Rappahannock Community College is pleased to announce that several members of its nursing faculty earned the designation of Certified Nurse Educator (CNE). In order to gain this standing, they were required to meet strict eligibility criteria, as well as successfully completing a rigorous certification examination developed and administered by the National League for Nursing (NLN).
Associate professor Sara Headley and assistant professor Cheryl Riley are the latest to gain this credential. They join associate professor Carrie Lewis, who earned her CNE in the spring of this year, and the head of RCC’s nursing programs, Ellen Koehler — a CNE of four years’ experience — to bring the total number at the college who have attained this level of excellence to four.
“This is an incredible accomplishment for a group of talented nursing educators,” says Charles Smith, RCC’s dean of health sciences. “Our nursing programs enjoy a distinction of national presence unknown by most of our sister colleges.”
“We strive to provide excellent educational opportunities to our students,” says Headley, “and this certification ensured that our teaching methods were grounded in evidenced-based and effective pedagogy methods. The nursing students in our service region deserve the best instruction possible regardless of location or resources.”

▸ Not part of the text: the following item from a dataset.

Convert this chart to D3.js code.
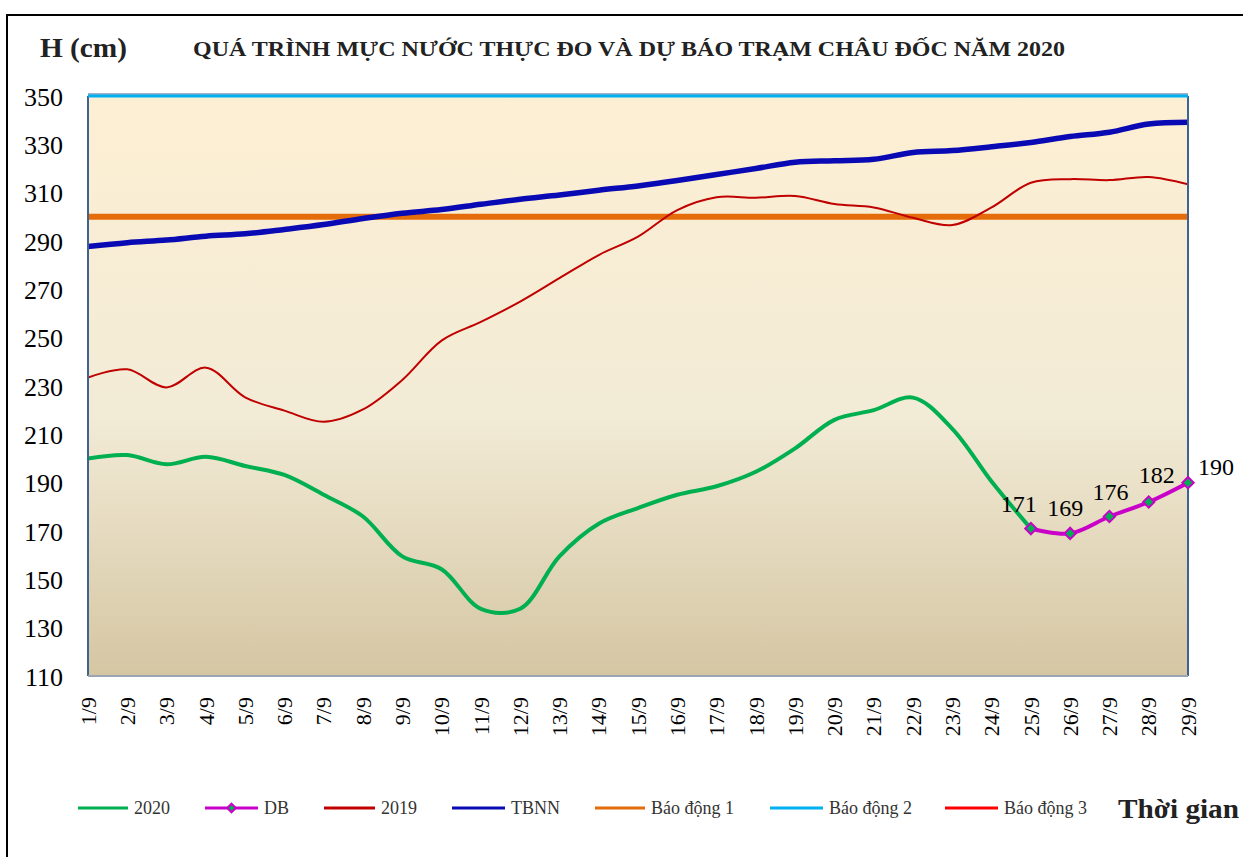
<!DOCTYPE html>
<html>
<head>
<meta charset="utf-8">
<script src="https://cdn.jsdelivr.net/npm/d3@7"></script>
<style>
  html, body { margin: 0; padding: 0; background: #fff; }
  svg { display: block; }
</style>
</head>
<body>
<svg id="chart" width="1243" height="857"></svg>
<script>
// ---------- DATA ----------
const dates = ["1/9","2/9","3/9","4/9","5/9","6/9","7/9","8/9","9/9","10/9","11/9","12/9","13/9","14/9","15/9",
  "16/9","17/9","18/9","19/9","20/9","21/9","22/9","23/9","24/9","25/9","26/9","27/9","28/9","29/9"];
const yTicks = [110,130,150,170,190,210,230,250,270,290,310,330,350];

const series2020 = [200, 201.4, 197.6, 200.7, 196.9, 193.2, 185, 176, 159.5, 154.2, 137.8, 137.8, 159.5,
  173, 179.5, 185, 188.5, 194.5, 204.2, 216, 220, 225.2, 212.3, 190.5, 171];
const seriesDB = [171, 169, 176, 182, 190];          // 25/9 .. 29/9
const dbStart = 24;                                  // index of 25/9
const series2019 = [233.5, 236.9, 229.4, 237.6, 225.3, 219.8, 215.2, 220.3, 232.5, 248.8, 256.5, 264.9, 274.6,
  284.2, 291.8, 302.8, 308.1, 307.9, 308.6, 305.3, 303.9, 299.6, 296.6, 303.9, 314.1, 315.6, 315.2, 316.5, 313.5];
const seriesTBNN = [287.7, 289.3, 290.4, 292, 293, 294.8, 296.8, 299.3, 301.5, 303, 305.2, 307.3, 309, 311,
  312.8, 315, 317.5, 320, 322.6, 323.2, 323.8, 326.6, 327.4, 329, 330.8, 333.2, 335, 338.4, 339.1];
const alarm1 = 300;
const alarm2 = 350;
const alarm3 = 400;

const legendNames = ["2020","DB","2019","TBNN","Báo động 1","Báo động 2","Báo động 3"];
const titleText = "QUÁ TRÌNH MỰC NƯỚC THỰC ĐO VÀ DỰ BÁO TRẠM CHÂU ĐỐC NĂM  2020";
const yTitle = "H (cm)";
const xTitle = "Thời gian";

// ---------- STYLE ----------
const C = {
  g2020: "#00B050", db: "#C800C8", s2019: "#C00000", tbnn: "#0A0AB4",
  a1: "#E46C0A", a2: "#00B0F0", a3: "#FF0000"
};
const font = "'Liberation Serif', 'Times New Roman', serif";
const L = 88, R = 1188, T = 96, B = 676;

const svg = d3.select("#chart");
const x = d3.scalePoint().domain(dates).range([L, R]);
const y = d3.scaleLinear().domain([110, 350]).range([B, T]);

// outer frame
svg.append("rect").attr("x", 7).attr("y", 15).attr("width", 1260).attr("height", 860)
  .attr("fill", "none").attr("stroke", "#000").attr("stroke-width", 2);

// background gradient
const defs = svg.append("defs");
const grad = defs.append("linearGradient").attr("id", "bg").attr("x1", 0).attr("y1", 0).attr("x2", 0).attr("y2", 1);
grad.append("stop").attr("offset", "0%").attr("stop-color", "#FDEFD3");
grad.append("stop").attr("offset", "55%").attr("stop-color", "#F2EBD6");
grad.append("stop").attr("offset", "100%").attr("stop-color", "#D5C6A3");
defs.append("clipPath").attr("id", "clip").append("rect")
  .attr("x", L).attr("y", T - 4).attr("width", R - L).attr("height", B - T + 4);

svg.append("rect").attr("x", L).attr("y", T).attr("width", R - L).attr("height", B - T)
  .attr("fill", "url(#bg)");

// y axis labels
const yAxis = d3.axisLeft(y).tickValues(yTicks).tickSize(0).tickPadding(0);
const gy = svg.append("g").attr("transform", `translate(63,0)`).call(yAxis);
gy.select(".domain").remove();
gy.selectAll("text").attr("font-family", font).attr("font-size", 26).attr("fill", "#000")
  .attr("dy", "0.35em");

// x axis labels (rotated)
const gx = svg.append("g");
gx.selectAll("text").data(dates).join("text")
  .attr("transform", d => `translate(${x(d)},697) rotate(-90)`)
  .attr("text-anchor", "end").attr("dy", "0.35em")
  .attr("font-family", font).attr("font-size", 22).attr("fill", "#000")
  .text(d => d);

const curve = d3.curveCatmullRom.alpha(0.5);
const lineGen = d3.line().x(d => x(d.d)).y(d => y(d.v)).curve(curve);
const toPts = (arr, start = 0) => arr.map((v, i) => ({ d: dates[i + start], v }));

const plot = svg.append("g").attr("clip-path", "url(#clip)");

// alarm 1
plot.append("line").attr("x1", L).attr("x2", R).attr("y1", y(alarm1)).attr("y2", y(alarm1))
  .attr("stroke", C.a1).attr("stroke-width", 6);

// series
plot.append("path").attr("d", lineGen(toPts(seriesTBNN))).attr("fill", "none")
  .attr("stroke", C.tbnn).attr("stroke-width", 5.5);
plot.append("path").attr("d", lineGen(toPts(series2019))).attr("fill", "none")
  .attr("stroke", C.s2019).attr("stroke-width", 2);
plot.append("path").attr("d", lineGen(toPts(series2020))).attr("fill", "none")
  .attr("stroke", C.g2020).attr("stroke-width", 4);

// plot border
svg.append("line").attr("x1", L).attr("x2", L).attr("y1", T).attr("y2", B).attr("stroke", "#3F6290").attr("stroke-width", 2);
svg.append("line").attr("x1", R).attr("x2", R).attr("y1", T).attr("y2", B).attr("stroke", "#3F6290").attr("stroke-width", 2);
svg.append("line").attr("x1", L).attr("x2", R).attr("y1", B).attr("y2", B).attr("stroke", "#9AA4B4").attr("stroke-width", 2);
svg.append("line").attr("x1", L).attr("x2", R).attr("y1", T - 2).attr("y2", T - 2).attr("stroke", "#3F6290").attr("stroke-width", 1);
// alarm 2 at top
svg.append("line").attr("x1", L).attr("x2", R).attr("y1", y(alarm2)).attr("y2", y(alarm2))
  .attr("stroke", C.a2).attr("stroke-width", 3);

// DB forecast
const dbPts = toPts(seriesDB, dbStart);
svg.append("path").attr("d", lineGen(dbPts)).attr("fill", "none")
  .attr("stroke", C.db).attr("stroke-width", 4);
const diamond = d3.symbol().type(d3.symbolSquare).size(64);
svg.selectAll(".mk").data(dbPts).join("path").attr("class", "mk")
  .attr("transform", d => `translate(${x(d.d)},${y(d.v)}) rotate(45)`)
  .attr("d", diamond).attr("fill", C.g2020).attr("stroke", C.db).attr("stroke-width", 2);

// data labels
const labelDx = [-12, -5, 1, 8, 28];
const labelDy = [-17, -17, -17, -19, -8];
svg.selectAll(".lbl").data(dbPts).join("text").attr("class", "lbl")
  .attr("x", (d, i) => x(d.d) + labelDx[i]).attr("y", (d, i) => y(d.v) + labelDy[i])
  .attr("text-anchor", "middle").attr("font-family", font).attr("font-size", 24).attr("fill", "#000")
  .text(d => d.v);

// titles
svg.append("text").attr("x", 40).attr("y", 57).attr("font-family", font).attr("font-weight", "bold")
  .attr("font-size", 27).attr("textLength", 87).attr("lengthAdjust", "spacingAndGlyphs")
  .attr("fill", "#222").text(yTitle);
svg.append("text").attr("x", 193).attr("y", 56).attr("font-family", font).attr("font-weight", "bold")
  .attr("font-size", 21).attr("textLength", 872).attr("lengthAdjust", "spacingAndGlyphs")
  .attr("fill", "#222").text(titleText);
svg.append("text").attr("x", 1118).attr("y", 818).attr("font-family", font).attr("font-weight", "bold")
  .attr("font-size", 28).attr("textLength", 121).attr("lengthAdjust", "spacingAndGlyphs")
  .attr("fill", "#222").text(xTitle);

// legend
const legColors = [C.g2020, C.db, C.s2019, C.tbnn, C.a1, C.a2, C.a3];
const legX = [78, 205, 324, 452, 595, 770, 945];
const legW = [50, 53, 51, 53, 50, 53, 53];
const ly = 808;
const lg = svg.append("g");
legendNames.forEach((name, i) => {
  lg.append("line").attr("x1", legX[i]).attr("x2", legX[i] + legW[i]).attr("y1", ly).attr("y2", ly)
    .attr("stroke", legColors[i]).attr("stroke-width", 3);
  if (name === "DB") {
    lg.append("path").attr("transform", `translate(${legX[i] + legW[i] / 2},${ly}) rotate(45)`)
      .attr("d", d3.symbol().type(d3.symbolSquare).size(36)).attr("fill", C.g2020)
      .attr("stroke", C.db).attr("stroke-width", 2);
  }
  lg.append("text").attr("x", legX[i] + legW[i] + 6).attr("y", ly + 6)
    .attr("font-family", font).attr("font-size", 18).attr("fill", "#333").text(name);
});
</script>
</body>
</html>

With nearly half of the United States’ nursing faculty expected to retire within the next decade — and nearly three-quarters within 15 years — replacing these dedicated individuals is a matter of grave concern. The NLN’s Academic Nurse Educator Certification program has ensured that more than 4,000 CNEs, a majority of whom hold master’s degrees while the remainder hold doctorates, are already available to fill these positions. Many academic nursing programs in colleges and university settings recognize the importance of the certification and encourage all eligible nursing faculty to become certified.
“The [CNE] program has conferred new visibility and stature upon the academic nursing community that is long overdue,” said Dr. Beverly Malone, CEO of the National League for Nursing. “Through the certification program, we have made clear to the ranks of higher education that the role of nurse educator is an advanced professional practice discipline with a defined practice setting and demonstrable standards of excellence.”
“I chose to become certified as a nursing educator back before I ever imagined being a program head,” states Ellen Koehler. “I wanted to test my level of expertise in the field of education. My master’s degree specialty was in education, and I was verifying in my own mind that I was prepared to continue in the role of educator. I secured my CNE one month before coming to RCC, and I feel that this certification opened the door for me in my current position.”
“I value certification in any discipline and enjoy putting the extra initials behind my signature,” says Koehler.“I am extremely proud to belong to a group of faculty that thinks as I do about this important marker of excellence.”